## Start

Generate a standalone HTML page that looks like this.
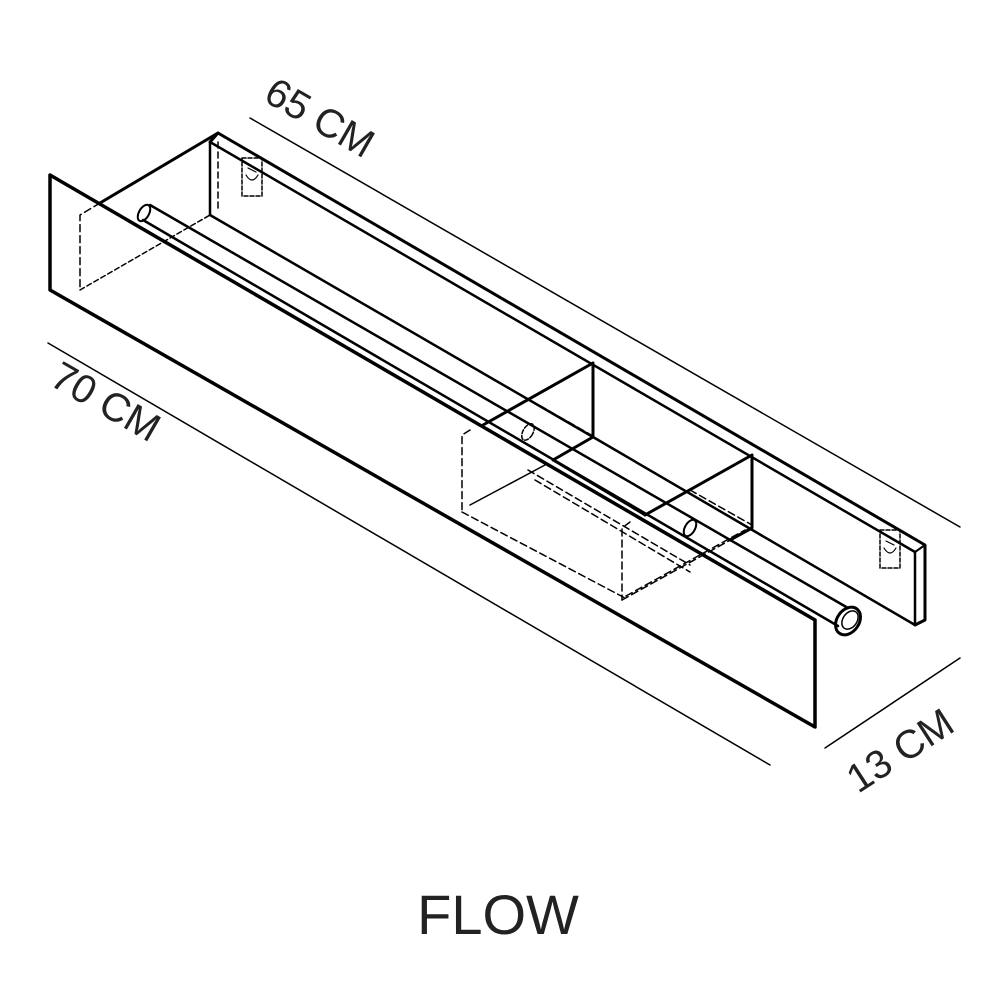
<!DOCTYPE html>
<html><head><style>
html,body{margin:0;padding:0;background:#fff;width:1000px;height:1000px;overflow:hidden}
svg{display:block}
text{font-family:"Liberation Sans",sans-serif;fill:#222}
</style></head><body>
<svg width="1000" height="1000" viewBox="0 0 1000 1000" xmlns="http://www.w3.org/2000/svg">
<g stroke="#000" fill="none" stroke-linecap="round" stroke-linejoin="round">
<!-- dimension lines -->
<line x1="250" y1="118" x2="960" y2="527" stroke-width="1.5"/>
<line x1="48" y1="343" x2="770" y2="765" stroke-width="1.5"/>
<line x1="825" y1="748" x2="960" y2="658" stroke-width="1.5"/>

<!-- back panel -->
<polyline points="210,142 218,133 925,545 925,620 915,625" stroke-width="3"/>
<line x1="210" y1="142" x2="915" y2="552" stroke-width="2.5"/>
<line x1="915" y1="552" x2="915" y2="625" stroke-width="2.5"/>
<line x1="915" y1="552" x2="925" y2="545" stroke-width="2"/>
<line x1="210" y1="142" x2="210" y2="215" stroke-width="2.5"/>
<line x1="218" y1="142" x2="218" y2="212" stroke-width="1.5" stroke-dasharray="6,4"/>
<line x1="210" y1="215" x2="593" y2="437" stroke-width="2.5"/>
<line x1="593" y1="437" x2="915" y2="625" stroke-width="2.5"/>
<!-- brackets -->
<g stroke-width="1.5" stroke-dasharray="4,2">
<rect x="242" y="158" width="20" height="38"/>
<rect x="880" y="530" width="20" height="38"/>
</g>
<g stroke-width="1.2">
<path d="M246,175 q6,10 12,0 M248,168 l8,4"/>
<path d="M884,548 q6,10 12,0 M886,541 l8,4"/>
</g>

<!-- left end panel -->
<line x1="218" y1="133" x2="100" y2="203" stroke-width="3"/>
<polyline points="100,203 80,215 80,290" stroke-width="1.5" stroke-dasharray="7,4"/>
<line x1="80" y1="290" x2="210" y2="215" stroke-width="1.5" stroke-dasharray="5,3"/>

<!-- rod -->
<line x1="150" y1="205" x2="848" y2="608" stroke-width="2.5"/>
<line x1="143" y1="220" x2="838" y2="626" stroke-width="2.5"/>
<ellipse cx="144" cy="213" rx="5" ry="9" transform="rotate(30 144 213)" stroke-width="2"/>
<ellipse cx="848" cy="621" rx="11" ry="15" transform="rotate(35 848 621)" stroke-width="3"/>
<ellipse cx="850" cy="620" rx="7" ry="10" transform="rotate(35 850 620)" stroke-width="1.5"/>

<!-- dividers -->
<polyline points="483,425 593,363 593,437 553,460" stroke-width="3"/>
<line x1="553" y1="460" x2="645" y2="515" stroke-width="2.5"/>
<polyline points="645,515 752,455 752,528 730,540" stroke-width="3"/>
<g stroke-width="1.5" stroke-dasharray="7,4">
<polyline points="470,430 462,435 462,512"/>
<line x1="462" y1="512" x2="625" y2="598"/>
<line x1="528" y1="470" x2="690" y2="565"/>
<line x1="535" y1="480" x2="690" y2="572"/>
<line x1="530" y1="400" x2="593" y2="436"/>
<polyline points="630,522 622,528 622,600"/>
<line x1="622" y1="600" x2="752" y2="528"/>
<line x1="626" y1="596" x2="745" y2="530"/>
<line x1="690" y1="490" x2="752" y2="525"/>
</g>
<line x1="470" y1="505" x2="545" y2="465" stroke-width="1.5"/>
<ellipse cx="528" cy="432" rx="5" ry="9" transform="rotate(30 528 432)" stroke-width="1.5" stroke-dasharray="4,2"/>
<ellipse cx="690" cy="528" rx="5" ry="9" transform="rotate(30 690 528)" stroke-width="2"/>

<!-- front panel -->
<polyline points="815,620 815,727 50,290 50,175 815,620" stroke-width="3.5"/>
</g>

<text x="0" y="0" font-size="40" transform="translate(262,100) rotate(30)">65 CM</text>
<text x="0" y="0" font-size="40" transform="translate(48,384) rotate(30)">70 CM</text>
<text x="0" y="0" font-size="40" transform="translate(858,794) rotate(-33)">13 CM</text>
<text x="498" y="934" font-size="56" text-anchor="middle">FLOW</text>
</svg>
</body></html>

## End

* **TASK BRIEF**
In this exercise, set down all of the data exactly, without the pictures.

* **TASK ANSWER**
Generate a standalone HTML page that looks like this.
<!DOCTYPE html>
<html><head><style>
html,body{margin:0;padding:0;background:#fff;width:1000px;height:1000px;overflow:hidden}
svg{display:block}
text{font-family:"Liberation Sans",sans-serif;fill:#222}
</style></head><body>
<svg width="1000" height="1000" viewBox="0 0 1000 1000" xmlns="http://www.w3.org/2000/svg">
<g stroke="#000" fill="none" stroke-linecap="round" stroke-linejoin="round">
<!-- dimension lines -->
<line x1="250" y1="118" x2="960" y2="527" stroke-width="1.5"/>
<line x1="48" y1="343" x2="770" y2="765" stroke-width="1.5"/>
<line x1="825" y1="748" x2="960" y2="658" stroke-width="1.5"/>

<!-- back panel -->
<polyline points="210,142 218,133 925,545 925,620 915,625" stroke-width="3"/>
<line x1="210" y1="142" x2="915" y2="552" stroke-width="2.5"/>
<line x1="915" y1="552" x2="915" y2="625" stroke-width="2.5"/>
<line x1="915" y1="552" x2="925" y2="545" stroke-width="2"/>
<line x1="210" y1="142" x2="210" y2="215" stroke-width="2.5"/>
<line x1="218" y1="142" x2="218" y2="212" stroke-width="1.5" stroke-dasharray="6,4"/>
<line x1="210" y1="215" x2="593" y2="437" stroke-width="2.5"/>
<line x1="593" y1="437" x2="915" y2="625" stroke-width="2.5"/>
<!-- brackets -->
<g stroke-width="1.5" stroke-dasharray="4,2">
<rect x="242" y="158" width="20" height="38"/>
<rect x="880" y="530" width="20" height="38"/>
</g>
<g stroke-width="1.2">
<path d="M246,175 q6,10 12,0 M248,168 l8,4"/>
<path d="M884,548 q6,10 12,0 M886,541 l8,4"/>
</g>

<!-- left end panel -->
<line x1="218" y1="133" x2="100" y2="203" stroke-width="3"/>
<polyline points="100,203 80,215 80,290" stroke-width="1.5" stroke-dasharray="7,4"/>
<line x1="80" y1="290" x2="210" y2="215" stroke-width="1.5" stroke-dasharray="5,3"/>

<!-- rod -->
<line x1="150" y1="205" x2="848" y2="608" stroke-width="2.5"/>
<line x1="143" y1="220" x2="838" y2="626" stroke-width="2.5"/>
<ellipse cx="144" cy="213" rx="5" ry="9" transform="rotate(30 144 213)" stroke-width="2"/>
<ellipse cx="848" cy="621" rx="11" ry="15" transform="rotate(35 848 621)" stroke-width="3"/>
<ellipse cx="850" cy="620" rx="7" ry="10" transform="rotate(35 850 620)" stroke-width="1.5"/>

<!-- dividers -->
<polyline points="483,425 593,363 593,437 553,460" stroke-width="3"/>
<line x1="553" y1="460" x2="645" y2="515" stroke-width="2.5"/>
<polyline points="645,515 752,455 752,528 730,540" stroke-width="3"/>
<g stroke-width="1.5" stroke-dasharray="7,4">
<polyline points="470,430 462,435 462,512"/>
<line x1="462" y1="512" x2="625" y2="598"/>
<line x1="528" y1="470" x2="690" y2="565"/>
<line x1="535" y1="480" x2="690" y2="572"/>
<line x1="530" y1="400" x2="593" y2="436"/>
<polyline points="630,522 622,528 622,600"/>
<line x1="622" y1="600" x2="752" y2="528"/>
<line x1="626" y1="596" x2="745" y2="530"/>
<line x1="690" y1="490" x2="752" y2="525"/>
</g>
<line x1="470" y1="505" x2="545" y2="465" stroke-width="1.5"/>
<ellipse cx="528" cy="432" rx="5" ry="9" transform="rotate(30 528 432)" stroke-width="1.5" stroke-dasharray="4,2"/>
<ellipse cx="690" cy="528" rx="5" ry="9" transform="rotate(30 690 528)" stroke-width="2"/>

<!-- front panel -->
<polyline points="815,620 815,727 50,290 50,175 815,620" stroke-width="3.5"/>
</g>

<text x="0" y="0" font-size="40" transform="translate(262,100) rotate(30)">65 CM</text>
<text x="0" y="0" font-size="40" transform="translate(48,384) rotate(30)">70 CM</text>
<text x="0" y="0" font-size="40" transform="translate(858,794) rotate(-33)">13 CM</text>
<text x="498" y="934" font-size="56" text-anchor="middle">FLOW</text>
</svg>
</body></html>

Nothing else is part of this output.